A Song of Fire and Ice, Peg's Friday game as a Stark.

Cold Steel and Canister 15mm Napoleonics.

Easy 8 Battleground in North Africa.

Vietnam: Just Another Day on the Mekong.

Battleground with 20mm, a Pegasus Bridge variant.

The Brown Water game was a big draw.

There were plenty of games this year with a large board game area set aside which saw lots of use.  I'm not sure about attendance.  Either there were more games or fewer players as many games didn't hit their max participation.

My game play, Sharp Practice for the ACW.

My command, which accomplished their game objective were
very well painted by GM Paul Scrivens-Smith.

Melee & Wizard: The Fantasy Trip Lair of Zanphrer.

Formula De Grand Prix in 1/144.

Age of Eagles v.2 Battle of Eylau in 15mm.

In the second session I played in a 3mm(!) session of Fate of a Nation from the 1973 Yom Kippur War.  We got a rather historic result but the scale and basing required a major mental adjustment.  Peg played in a Pathfinder game.  There were a lot more games not pictured like Wings of War, Pikeman's Lament, Jagdpanzer, Utah Beach, etc. etc.  Something for everyone.

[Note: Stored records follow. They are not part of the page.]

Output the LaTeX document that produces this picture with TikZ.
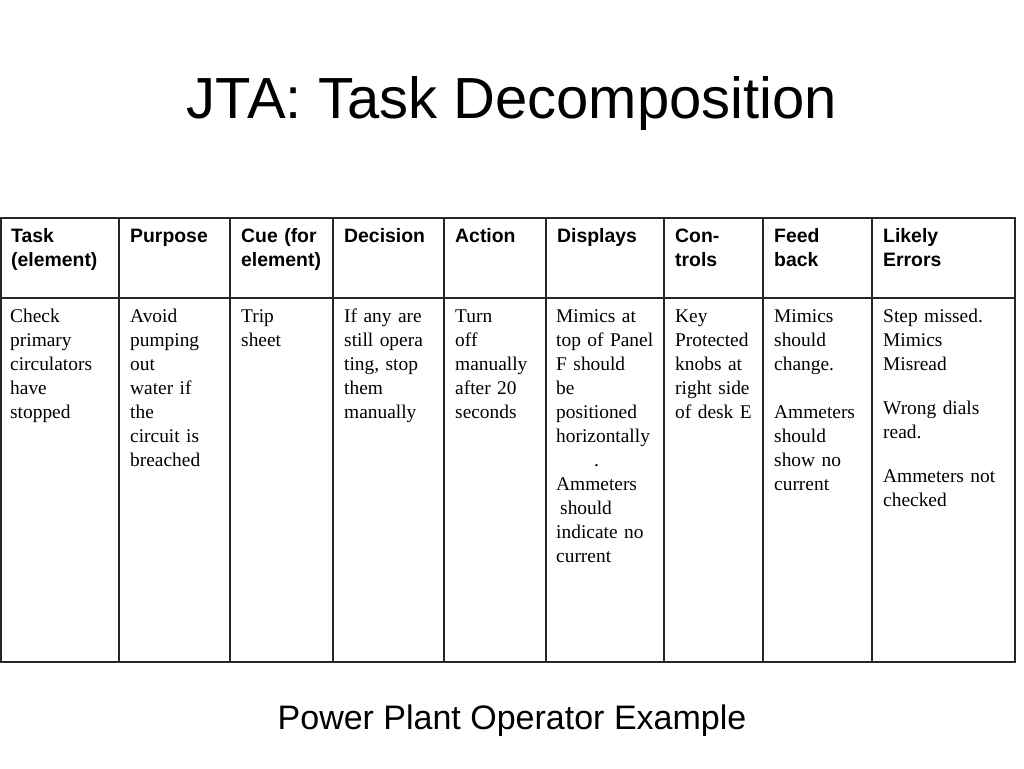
\documentclass[tikz,border=0pt]{standalone}
\usepackage{fontspec}
\setmainfont{Liberation Serif}
\setsansfont{Liberation Sans}
\begin{document}
\begin{tikzpicture}[x=1pt,y=-1pt,
  grid/.style={line width=1.4pt,draw=black!85},
  hd/.style={anchor=base west,inner sep=0pt,align=left,text width=100pt,font=\fontsize{19.4}{24}\selectfont\sffamily\bfseries},
  bd/.style={anchor=base west,inner sep=0pt,align=left,text width=115pt,font=\fontsize{19.4}{24}\selectfont\rmfamily}]
\useasboundingbox (0,0) rectangle (1024,768);
\fill[white] (0,0) rectangle (1024,768);
\node[anchor=base,inner sep=0pt,font=\fontsize{58}{60}\selectfont\sffamily] (title) at (512,118) {JTA: Task Decomposition};
% table grid
\draw[grid] (1,218) rectangle (1015,662);
\draw[grid] (1,298) -- (1015,298);
\foreach \x in {119,230,333,444,546,664,763,872} \draw[grid] (\x,218) -- (\x,662);
% header
\node[hd] (h1) at (11,242) {Task\\(element)};
\node[hd] (h2) at (130,242) {Purpose};
\node[hd] (h3) at (241,242) {Cue (for\\element)};
\node[hd] (h4) at (344,242) {Decision};
\node[hd] (h5) at (455,242) {Action};
\node[hd] (h6) at (557,242) {Displays};
\node[hd] (h7) at (675,242) {Con-\\trols};
\node[hd] (h8) at (774,242) {Feed\\back};
\node[hd] (h9) at (883,242) {Likely\\Errors};
% body
\node[bd] (b1) at (10,322) {Check\\primary\\circulators\\have\\stopped};
\node[bd] (b2) at (130,322) {Avoid\\pumping\\out\\water if\\the\\circuit is\\breached};
\node[bd] (b3) at (241,322) {Trip\\sheet};
\node[bd] (b4) at (344,322) {If any are\\still opera\\ting, stop\\them\\manually};
\node[bd] (b5) at (455,322) {Turn\\off\\manually\\after 20\\seconds};
\node[bd] (b6) at (556,322) {Mimics at\\top of Panel\\F should\\be\\positioned\\horizontally\\\hspace*{38pt}.\\Ammeters\\\hspace*{4pt}should\\indicate no\\current};
\node[bd] (b7) at (675,322) {Key\\Protected\\knobs at\\right side\\of desk E};
\node[bd] (b8) at (774,322) {Mimics\\should\\change.\\[24pt]Ammeters\\should\\show no\\current};
\node[bd] (b9) at (883,322) {Step missed.\\Mimics\\Misread\\[20pt]Wrong dials\\read.\\[20pt]Ammeters not\\checked};
\node[anchor=base,inner sep=0pt,font=\fontsize{34}{36}\selectfont\sffamily] (caption) at (512,729) {Power Plant Operator Example};
\end{tikzpicture}
\end{document}
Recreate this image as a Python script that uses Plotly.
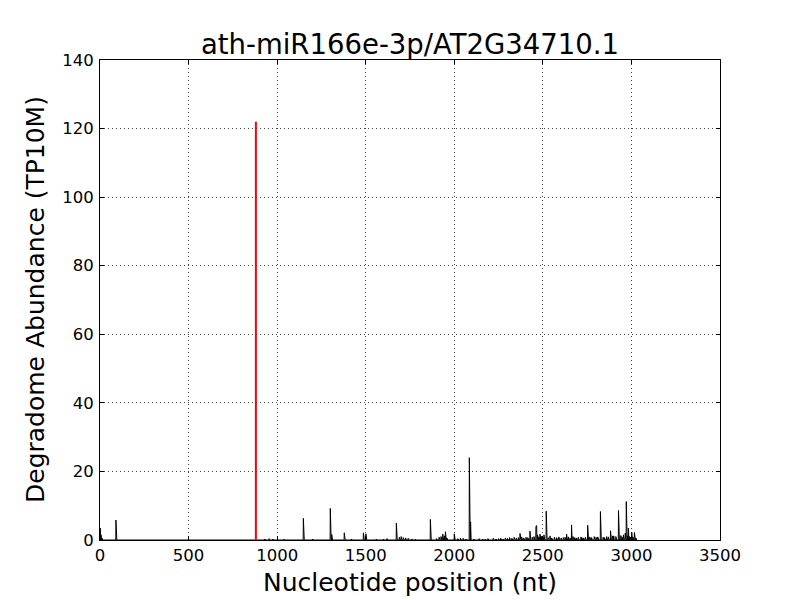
import numpy as np
import plotly.graph_objects as go

# ---- data ----
title_text = "ath-miR166e-3p/AT2G34710.1"
transcript_length = 3030

# prominent degradome peaks: position (nt) and abundance (TP10M)
peak_pos = [1, 3, 5, 8, 12, 90, 1148, 1300, 1308, 1379, 1487, 1501, 1673, 1865,
            1935, 1950, 2000, 2085, 2092, 2371, 2427, 2461, 2465, 2470, 2484,
            2506, 2519, 2540, 2634, 2662, 2753, 2825, 2882, 2927, 2971, 2983,
            3002, 3017]
peak_val = [3.5, 2.6, 1.6, 1.0, 0.5, 5.8, 6.3, 9.2, 1.6, 2.1, 2.1, 1.8, 4.9, 6.0,
            1.7, 2.4, 1.8, 24.0, 5.3, 1.9, 2.6, 4.0, 4.2, 1.5, 1.7,
            1.5, 8.4, 1.2, 1.7, 4.4, 4.3, 8.3, 2.7, 8.6, 11.2, 3.5,
            2.2, 2.2]

# low-level background reads
low_pos = [930, 955, 975, 1005, 1040, 1085, 1200, 1250, 1420, 1450, 1560, 1600,
           1620, 1690, 1700, 1712, 1725, 1740, 1760, 1780, 1830, 1900, 1914,
           1925, 1945, 1958, 2020, 2035, 2050, 2065, 2110, 2125, 2140, 2160,
           2175, 2190, 2205, 2220, 2235, 2250, 2262, 2275, 2288, 2300, 2312,
           2325, 2338, 2350, 2362, 2380, 2392, 2405, 2415, 2440, 2450, 2478,
           2490, 2495, 2500, 2530, 2550, 2565, 2578, 2590, 2603, 2615, 2625,
           2645, 2655, 2670, 2680, 2690, 2700, 2715, 2720, 2730, 2740, 2765,
           2775, 2790, 2800, 2810, 2840, 2848, 2860, 2870, 2893, 2900, 2912,
           2915, 2940, 2947, 2955, 2965, 2978, 2990, 2995, 3008, 3025]
low_val = [0.3, 0.4, 0.3, 0.2, 0.3, 0.2, 0.3, 0.2, 0.3, 0.2, 0.3, 0.3,
           0.4, 0.8, 1.0, 0.7, 0.6, 0.5, 0.3, 0.3, 0.2, 0.4, 0.8,
           1.0, 1.2, 0.6, 0.4, 0.5, 0.5, 0.3, 0.3, 0.2, 0.4, 0.3,
           0.3, 0.4, 0.2, 0.5, 0.3, 0.4, 0.5, 0.3, 0.6, 0.5, 0.7,
           0.5, 0.8, 0.6, 0.7, 0.9, 0.6, 0.8, 0.7, 0.8, 1.0, 0.9,
           1.1, 1.0, 0.8, 0.7, 0.6, 0.8, 0.7, 0.9, 0.6, 0.7, 0.8,
           0.9, 0.6, 1.0, 0.7, 0.6, 0.8, 0.9, 0.7, 0.6, 0.8, 0.9,
           0.7, 1.0, 0.8, 0.9, 0.8, 0.7, 1.0, 0.9, 1.2, 1.2, 1.0,
           1.0, 1.3, 0.9, 1.5, 2.0, 1.2, 1.0, 0.8, 0.9, 0.6]

# cleavage site (red)
cleavage_pos = 880
cleavage_val = 122

x_ticks = [0, 500, 1000, 1500, 2000, 2500, 3000, 3500]
y_ticks = [0, 20, 40, 60, 80, 100, 120, 140]

# ---- build full per-nucleotide profile ----
pos = np.arange(0, transcript_length + 1)
abund = np.zeros(len(pos))
for p, v in zip(low_pos, low_val):
    abund[p] = v
for p, v in zip(peak_pos, peak_val):
    abund[p] = v

fig = go.Figure()
fig.add_trace(go.Scatter(x=pos, y=abund, mode="lines",
                         line=dict(color="black", width=1), hoverinfo="skip"))
fig.add_trace(go.Scatter(x=[cleavage_pos, cleavage_pos], y=[0, cleavage_val],
                         mode="lines", line=dict(color="red", width=2)))

font_family = "DejaVu Sans"
axis_common = dict(
    showline=True, linecolor="black", linewidth=1, mirror="ticks",
    ticks="inside", ticklen=4, tickwidth=1, tickcolor="black",
    showgrid=True, gridcolor="#444444", gridwidth=1, griddash="1px,3px",
    zeroline=False, tickfont=dict(family=font_family, size=16.5, color="black"),
)

# page body has an 8px margin; margins compensate so the plot area
# lands at x 100..720, y 60..540 in the 800x600 window
fig.update_layout(
    width=800, height=600,
    margin=dict(l=92, r=88, t=52, b=68, autoexpand=False),
    paper_bgcolor="white", plot_bgcolor="white",
    showlegend=False,
    font=dict(family=font_family, color="black"),
    title=dict(text=title_text, x=0.5, xref="paper", y=1 - 36 / 600,
               yanchor="middle", font=dict(size=27.5, family=font_family, color="black")),
    xaxis=dict(range=[0, 3500], tickvals=x_ticks, **axis_common),
    yaxis=dict(range=[0, 140], tickvals=y_ticks, ticklabelstandoff=2, **axis_common),
    annotations=[
        dict(text="Nucleotide position (nt)", xref="paper", yref="paper",
             x=0.5, y=(540 - 582) / 480, xanchor="center", yanchor="middle",
             showarrow=False, font=dict(size=25, family=font_family, color="black")),
        dict(text="Degradome Abundance (TP10M)", xref="paper", yref="paper",
             x=(35 - 100) / 620, y=0.5, xanchor="center", yanchor="middle",
             textangle=-90, showarrow=False,
             font=dict(size=25, family=font_family, color="black")),
    ],
)

fig.write_html("out.html")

My pico scale game.  They are so tiny!

Session 3: The famous B-Movie game.

I played Blood and Plunder with 28mm figs and scenery.

Fate of a Nation 15mm: Battle of Rafa Junction.

An English corvette (near) vs. a Spanish frigate.

The objective of the pirate raid, aided by my natives.

Peg's 4th session game, which made more progress than ours.

I played in a 5th edition session of Advanced Dungeons and Dragons Sunday morning while Peg slaughtered Spanish (she also randomly got the natives).  Enjoy a good role-playing game and got to give my own party a zinger at the end.

On Sunday morning they stop all play for a bit and give away any extra gift bags, a few more prizes and anything from the auction which didn't sell but they don't want to drag home.  Always a fun time and they keep it from being a scramble.  Unfortunately all the plastic tank sprues were gone by the time I got there, though I got some fun foam dice.

Next year it is October 25-27th.  Cost for the weekend was $30 with no other fees required.  The only irritant is that you can't bring in any outside food and drink.  The Tebala Event Center provides food and beverages on site.  Good food but limited choices and convention prices.  But with an hour between sessions and lots of fast food within an hour drive it isn't a big deal.  Heartily recommend the convention.